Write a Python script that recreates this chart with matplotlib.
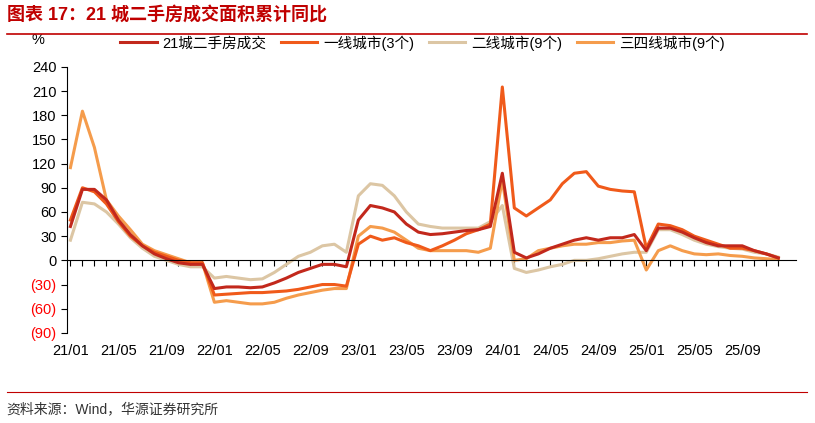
import matplotlib
matplotlib.use("Agg")
import matplotlib.pyplot as plt
import matplotlib.transforms as mtransforms
import numpy as np

plt.rcParams['font.family'] = ['Liberation Sans', 'Noto Sans CJK SC', 'DejaVu Sans']

months = [f"{y:02d}/{m:02d}" for y in range(21, 26) for m in range(1, 13)]
s21 = [42,88,88,75,50,32,18,8,2,-3,-5,-5,
       -35,-33,-33,-34,-33,-28,-22,-15,-10,-5,-5,-8,
       50,68,65,60,45,35,32,33,35,37,38,42,
       108,10,3,8,15,20,25,28,25,28,28,32,
       12,40,40,35,28,22,18,18,18,12,8,3]
tier1 = [50,90,85,70,48,30,18,10,5,0,-3,-3,
         -43,-42,-41,-40,-40,-39,-38,-36,-33,-30,-30,-32,
         20,30,25,28,22,18,12,18,25,33,38,45,
         215,65,55,65,75,95,108,110,92,88,86,85,
         15,45,43,38,30,25,20,15,15,12,8,3]
tier2 = [25,72,70,60,45,28,15,5,0,-5,-8,-8,
         -22,-20,-22,-24,-23,-15,-5,5,10,18,20,10,
         80,95,93,80,60,45,42,40,40,40,40,48,
         68,-10,-15,-12,-8,-5,0,0,2,5,8,10,
         10,38,38,32,25,20,17,15,14,10,8,4]
tier34 = [115,185,140,75,55,38,20,12,7,2,-3,-3,
          -52,-50,-52,-54,-54,-52,-47,-43,-40,-37,-35,-35,
          30,42,40,35,25,15,12,12,12,12,10,15,
          100,0,2,12,15,18,20,20,22,22,24,25,
          -12,12,18,12,8,7,8,6,5,3,2,1]
labels = ['21城二手房成交', '一线城市(3个)', '二线城市(9个)', '三四线城市(9个)']
colors = ['#c2281c', '#f05a1a', '#dcc6a4', '#f59c4c']
yticks = [-90,-60,-30,0,30,60,90,120,150,180,210,240]

fig = plt.figure(figsize=(8.15, 4.23), dpi=100)
fig.text(0.008, 0.965, '图表 17：21 城二手房成交面积累计同比', color='#c00000',
         fontsize=13, fontweight='bold', va='center')
fig.add_artist(plt.Line2D([0.008, 0.99], [0.92, 0.92], color='#c00000', lw=1.2))
fig.add_artist(plt.Line2D([0.008, 0.99], [0.073, 0.073], color='#c00000', lw=0.8))
fig.text(0.008, 0.032, '资料来源：Wind，华源证券研究所', fontsize=10, va='center', color='#333333')

ax = fig.add_axes([0.082, 0.213, 0.895, 0.629])
x = np.arange(len(months))
ax.plot(x, tier2, color=colors[2], lw=2.2, label=labels[2])
ax.plot(x, tier34, color=colors[3], lw=2.2, label=labels[3])
ax.plot(x, tier1, color=colors[1], lw=2.2, label=labels[1])
ax.plot(x, s21, color=colors[0], lw=2.2, label=labels[0])
h, l = ax.get_legend_handles_labels()
order = [3, 2, 0, 1]
ax.legend([h[i] for i in order], [l[i] for i in order], loc='center left',
          bbox_to_anchor=(0.065, 1.09), ncol=4, frameon=False, fontsize=10.5,
          handlelength=2.5, columnspacing=1.0, handletextpad=0.4, borderaxespad=0)
ax.set_ylim(-90, 240)
ax.set_xlim(-0.3, 60.5)
ax.set_yticks(yticks)
ax.set_yticklabels([f"({-v})" if v < 0 else str(v) for v in yticks], fontsize=10.5)
for t, v in zip(ax.get_yticklabels(), yticks):
    if v < 0:
        t.set_color('red')
ax.set_xticks(x)
ax.set_xticklabels([])
trans = mtransforms.blended_transform_factory(ax.transData, ax.transAxes)
for i in x[::4]:
    ax.text(i, -0.04, months[i], transform=trans, ha='center', va='top', fontsize=10.5)
ax.spines['top'].set_visible(False)
ax.spines['right'].set_visible(False)
ax.spines['bottom'].set_position(('data', 0))
ax.tick_params(axis='x', direction='out', length=4)
ax.tick_params(axis='y', direction='out', length=4)
ax.text(-0.04, 1.1, '%', transform=ax.transAxes, fontsize=10.5, ha='center', va='center')
fig.savefig('out.png')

_ _ _ _ _

GOAL: Restate, line by line and word for word, everything from the top of the material through the line that contains "import numpy as np". Leave pictures out.

RESULT OF THIS EXERCISE:
Write a Python script that recreates this chart with matplotlib.
import matplotlib
matplotlib.use("Agg")
import matplotlib.pyplot as plt
import matplotlib.transforms as mtransforms
import numpy as np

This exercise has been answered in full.